** START **

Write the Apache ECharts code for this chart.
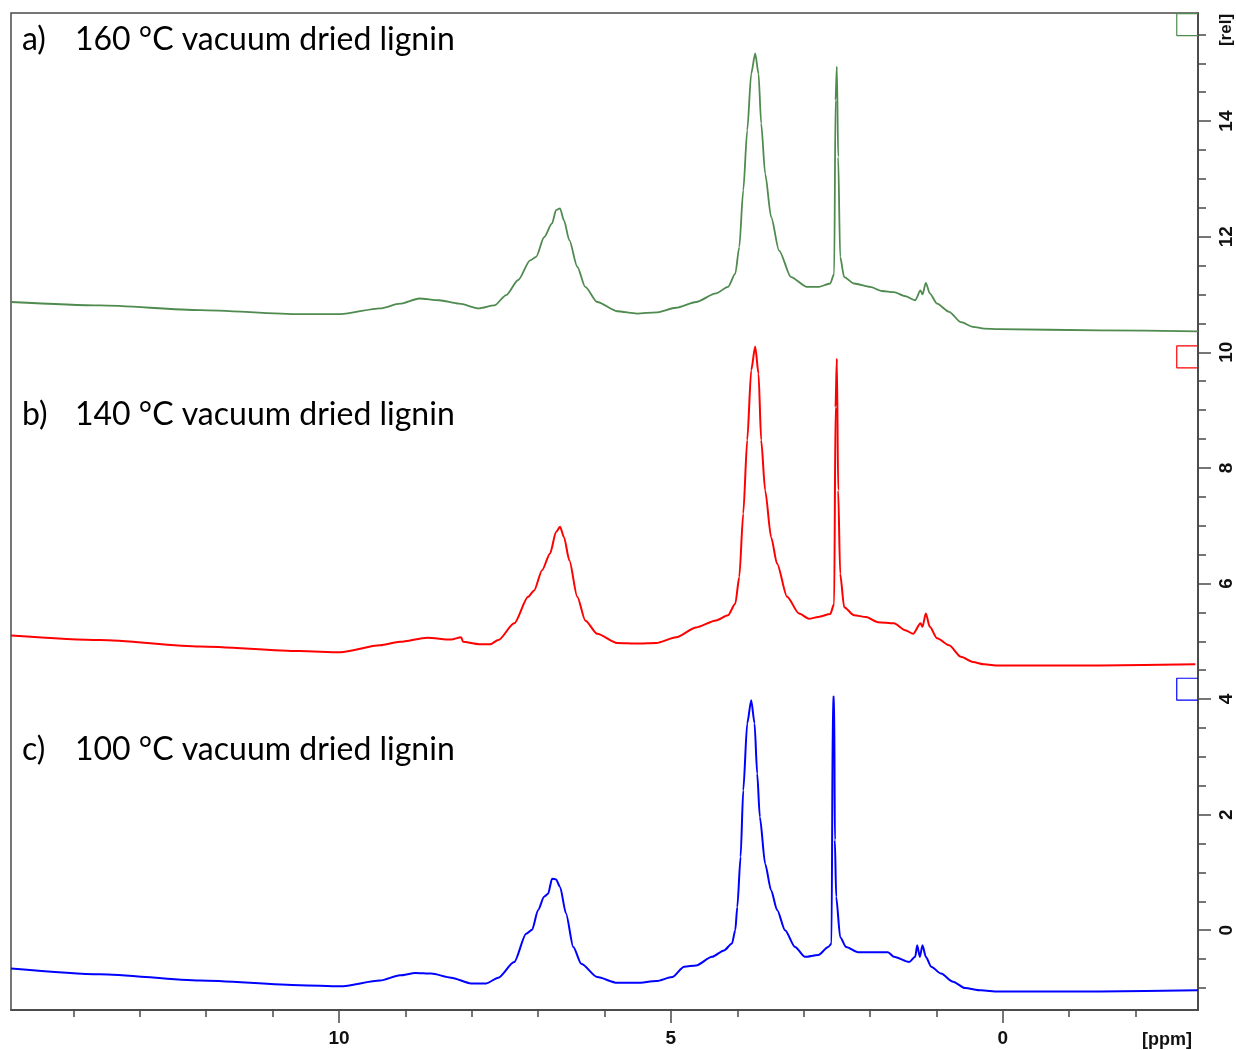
<!DOCTYPE html>
<html>
<head>
<meta charset="utf-8">
<title>1H NMR of vacuum dried lignin</title>
<script src="https://cdn.jsdelivr.net/npm/echarts@6/dist/echarts.min.js"></script>
<style>
  html, body { margin: 0; padding: 0; background: #fff; }
  #chart { width: 1236px; height: 1050px; }
</style>
</head>
<body>
<div id="chart"></div>
<script>
// Chemical shift window (ppm) and intensity window (rel)
const ppmRange = [-2.94, 14.94];
const relRange = [-1.38, 15.87];

// Axis ticks
const ppmMajorTicks = [10, 5, 0];
const ppmMinorTicks = [-2, -1, 0, 1, 2, 3, 4, 5, 6, 7, 8, 9, 10, 11, 12, 13, 14];
const relMajorTicks = [0, 2, 4, 6, 8, 10, 12, 14];
const relMinorTicks = [-1, -0.5, 0, 0.5, 1, 1.5, 2, 2.5, 3, 3.5, 4, 4.5, 5, 5.5, 6, 6.5,
  7, 7.5, 8, 8.5, 9, 9.5, 10, 10.5, 11, 11.5, 12, 12.5, 13, 13.5, 14, 14.5, 15, 15.5];

// Sample names
const sampleTags = ['a)', 'b)', 'c)'];
const sampleNames = ['160 °C vacuum dried lignin', '140 °C vacuum dried lignin', '100 °C vacuum dried lignin'];

// Spectrum a) 160 °C, [ppm, intensity]
const spectrumA = [
  [14.94, 10.87], [13.60, 10.81], [12.09, 10.73], [10.59, 10.66], [9.98, 10.66],
  [9.38, 10.76], [9.08, 10.84], [8.79, 10.93], [8.49, 10.90], [8.19, 10.84],
  [7.89, 10.76], [7.66, 10.81], [7.48, 10.99], [7.30, 11.25], [7.12, 11.59],
  [7.03, 11.65], [6.91, 11.99], [6.79, 12.23], [6.73, 12.46], [6.67, 12.49],
  [6.61, 12.28], [6.53, 11.94], [6.41, 11.48], [6.29, 11.13], [6.11, 10.87],
  [5.81, 10.71], [5.51, 10.67], [5.22, 10.69], [4.92, 10.77], [4.62, 10.87],
  [4.32, 11.02], [4.14, 11.13], [4.03, 11.36], [3.97, 11.82], [3.91, 12.80],
  [3.85, 13.84], [3.79, 14.82], [3.73, 15.17], [3.68, 14.82], [3.64, 13.96],
  [3.58, 13.09], [3.49, 12.34], [3.37, 11.76], [3.19, 11.30], [2.95, 11.13],
  [2.78, 11.13], [2.60, 11.19], [2.54, 11.36], [2.52, 14.36], [2.50, 14.94],
  [2.48, 13.38], [2.45, 11.65], [2.39, 11.30], [2.24, 11.19], [2.00, 11.13],
  [1.82, 11.06], [1.64, 11.04], [1.47, 10.97], [1.32, 10.90], [1.24, 11.07],
  [1.21, 11.00], [1.16, 11.20], [1.10, 11.02], [0.99, 10.84], [0.81, 10.70],
  [0.63, 10.52], [0.45, 10.44], [0.28, 10.41], [0.07, 10.40], [-1.46, 10.38],
  [-2.94, 10.36]
];

// Spectrum b) 140 °C
const spectrumB = [
  [14.94, 5.10], [13.60, 5.02], [12.09, 4.91], [10.59, 4.83], [9.98, 4.81],
  [9.38, 4.93], [9.08, 4.99], [8.67, 5.06], [8.31, 5.03], [8.16, 5.07],
  [8.13, 4.99], [7.89, 4.95], [7.72, 4.95], [7.60, 5.02], [7.36, 5.31],
  [7.15, 5.77], [7.06, 5.88], [6.94, 6.23], [6.82, 6.52], [6.73, 6.89],
  [6.67, 6.98], [6.61, 6.80], [6.53, 6.40], [6.41, 5.77], [6.29, 5.36],
  [6.11, 5.13], [5.81, 4.97], [5.51, 4.96], [5.22, 4.97], [4.92, 5.07],
  [4.62, 5.24], [4.32, 5.36], [4.14, 5.45], [4.03, 5.65], [3.97, 6.11],
  [3.91, 7.21], [3.85, 8.48], [3.79, 9.69], [3.73, 10.10], [3.68, 9.63],
  [3.64, 8.48], [3.58, 7.61], [3.49, 6.80], [3.40, 6.34], [3.25, 5.77],
  [3.07, 5.48], [2.92, 5.39], [2.78, 5.42], [2.60, 5.47], [2.54, 5.65],
  [2.52, 9.05], [2.50, 9.89], [2.48, 7.61], [2.45, 6.17], [2.39, 5.59],
  [2.24, 5.45], [2.06, 5.42], [1.88, 5.33], [1.64, 5.31], [1.47, 5.19],
  [1.35, 5.13], [1.24, 5.31], [1.21, 5.25], [1.16, 5.48], [1.10, 5.25],
  [0.99, 5.05], [0.81, 4.93], [0.63, 4.73], [0.45, 4.64], [0.28, 4.60],
  [0.07, 4.58], [-1.46, 4.58], [-2.90, 4.60]
];

// Spectrum c) 100 °C
const spectrumC = [
  [14.94, -0.66], [13.60, -0.76], [12.09, -0.87], [10.59, -0.95], [9.98, -0.97],
  [9.38, -0.87], [9.08, -0.78], [8.85, -0.74], [8.61, -0.75], [8.31, -0.82],
  [8.01, -0.92], [7.78, -0.92], [7.60, -0.82], [7.36, -0.55], [7.18, -0.06],
  [7.09, 0.01], [7.00, 0.35], [6.91, 0.58], [6.85, 0.63], [6.79, 0.89],
  [6.73, 0.88], [6.67, 0.75], [6.58, 0.29], [6.47, -0.29], [6.35, -0.58],
  [6.11, -0.81], [5.81, -0.91], [5.51, -0.91], [5.22, -0.88], [4.98, -0.81],
  [4.80, -0.63], [4.62, -0.61], [4.38, -0.46], [4.20, -0.35], [4.08, -0.23],
  [4.03, 0.00], [4.00, 0.40], [3.95, 1.27], [3.91, 2.42], [3.85, 3.58],
  [3.79, 3.98], [3.74, 3.58], [3.70, 2.71], [3.66, 1.96], [3.58, 1.15],
  [3.49, 0.69], [3.40, 0.35], [3.28, 0.00], [3.13, -0.29], [2.98, -0.46],
  [2.78, -0.43], [2.63, -0.29], [2.58, -0.23], [2.56, 4.04], [2.54, 4.04],
  [2.53, 1.56], [2.51, 0.58], [2.45, -0.12], [2.36, -0.29], [2.18, -0.38],
  [1.94, -0.38], [1.73, -0.38], [1.64, -0.46], [1.41, -0.55], [1.32, -0.46],
  [1.29, -0.26], [1.25, -0.46], [1.21, -0.26], [1.16, -0.46], [1.08, -0.63],
  [0.93, -0.75], [0.75, -0.89], [0.57, -1.00], [0.33, -1.04], [0.07, -1.06],
  [-1.46, -1.06], [-2.94, -1.04]
];

// Offset markers at the right edge of each trace: [ppm, rel]
const markerA = [[-2.94, 15.86], [-2.62, 15.86], [-2.62, 15.48], [-2.94, 15.48]];
const markerB = [[-2.94, 10.11], [-2.62, 10.11], [-2.62, 9.73], [-2.94, 9.73]];
const markerC = [[-2.94, 4.36], [-2.62, 4.36], [-2.62, 3.98], [-2.94, 3.98]];

const colors = ['#4f8a4f', '#ff0000', '#0000ff'];
const frameColor = '#4a4a4a';
const tickFont = { fontFamily: 'Liberation Sans', fontWeight: 'bold', fontSize: 19, color: '#111' };

const chart = echarts.init(document.getElementById('chart'), null, { renderer: 'canvas' });

function xAxisDef(ticks, len, labels) {
  return {
    type: 'value', min: ppmRange[0], max: ppmRange[1], inverse: true, position: 'bottom',
    axisLine: { show: true, onZero: false, lineStyle: { color: frameColor, width: 1.5 } },
    axisTick: { show: true, length: len, customValues: ticks, lineStyle: { color: frameColor, width: 1.5 } },
    axisLabel: labels ? Object.assign({ show: true, customValues: labels, margin: 19 }, tickFont) : { show: false },
    splitLine: { show: false }
  };
}
function yAxisDef(ticks, len, labels) {
  return {
    type: 'value', min: relRange[0], max: relRange[1], position: 'right',
    axisLine: { show: true, onZero: false, lineStyle: { color: frameColor, width: 1.5 } },
    axisTick: { show: true, length: len, customValues: ticks, lineStyle: { color: frameColor, width: 1.5 } },
    axisLabel: labels ? Object.assign({ show: true, customValues: labels, margin: 19, rotate: 90 }, tickFont) : { show: false },
    splitLine: { show: false }
  };
}

function trace(data, color, width, smooth) {
  return {
    type: 'line', data: data, xAxisIndex: 0, yAxisIndex: 0,
    showSymbol: false, symbol: 'none', clip: true,
    smooth: smooth, smoothMonotone: 'x',
    lineStyle: { color: color, width: width }, silent: true
  };
}

const textLabels = [];
const labelTops = [40, 415, 750];
sampleTags.forEach((tag, i) => {
  textLabels.push({
    type: 'text', x: 22, y: labelTops[i],
    style: { text: tag, fill: '#000', font: '32px Lato', textVerticalAlign: 'middle' }
  });
  textLabels.push({
    type: 'text', x: 75, y: labelTops[i],
    style: { text: sampleNames[i], fill: '#000', font: '32px Lato', textVerticalAlign: 'middle' }
  });
});

chart.setOption({
  animation: false,
  backgroundColor: '#fff',
  grid: {
    left: 11, top: 13, right: 38, bottom: 40,
    show: true, borderColor: frameColor, borderWidth: 1.5, backgroundColor: 'transparent'
  },
  xAxis: [
    xAxisDef(ppmMinorTicks, 7, null),
    xAxisDef(ppmMajorTicks, 13, ppmMajorTicks)
  ],
  yAxis: [
    yAxisDef(relMinorTicks, 8, null),
    yAxisDef(relMajorTicks, 13, relMajorTicks)
  ],
  series: [
    trace(spectrumA, colors[0], 1.8, 0.25),
    trace(spectrumB, colors[1], 2, 0.25),
    trace(spectrumC, colors[2], 2, 0.25),
    trace(markerA, colors[0], 1.2, false),
    trace(markerB, colors[1], 1.2, false),
    trace(markerC, colors[2], 1.2, false)
  ],
  graphic: textLabels.concat([
    {
      type: 'text', x: 1167, y: 1040,
      style: { text: '[ppm]', fill: '#111', font: 'bold 18px "Liberation Sans"', textAlign: 'center', textVerticalAlign: 'middle' }
    },
    {
      type: 'text', x: 1226, y: 30, rotation: Math.PI / 2,
      style: { text: '[rel]', fill: '#111', font: 'bold 17px "Liberation Sans"', textAlign: 'center', textVerticalAlign: 'middle' }
    }
  ])
});
</script>
</body>
</html>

** END **

▶ Task brief: Pictures are excluded; extract exactly the lines from the start of the data through the line that holds "const relRange = [-1.38, 15.87];", both ends included.

▶ Answer to the task:
Write the Apache ECharts code for this chart.
<!DOCTYPE html>
<html>
<head>
<meta charset="utf-8">
<title>1H NMR of vacuum dried lignin</title>
<script src="https://cdn.jsdelivr.net/npm/echarts@6/dist/echarts.min.js"></script>
<style>
  html, body { margin: 0; padding: 0; background: #fff; }
  #chart { width: 1236px; height: 1050px; }
</style>
</head>
<body>
<div id="chart"></div>
<script>
// Chemical shift window (ppm) and intensity window (rel)
const ppmRange = [-2.94, 14.94];
const relRange = [-1.38, 15.87];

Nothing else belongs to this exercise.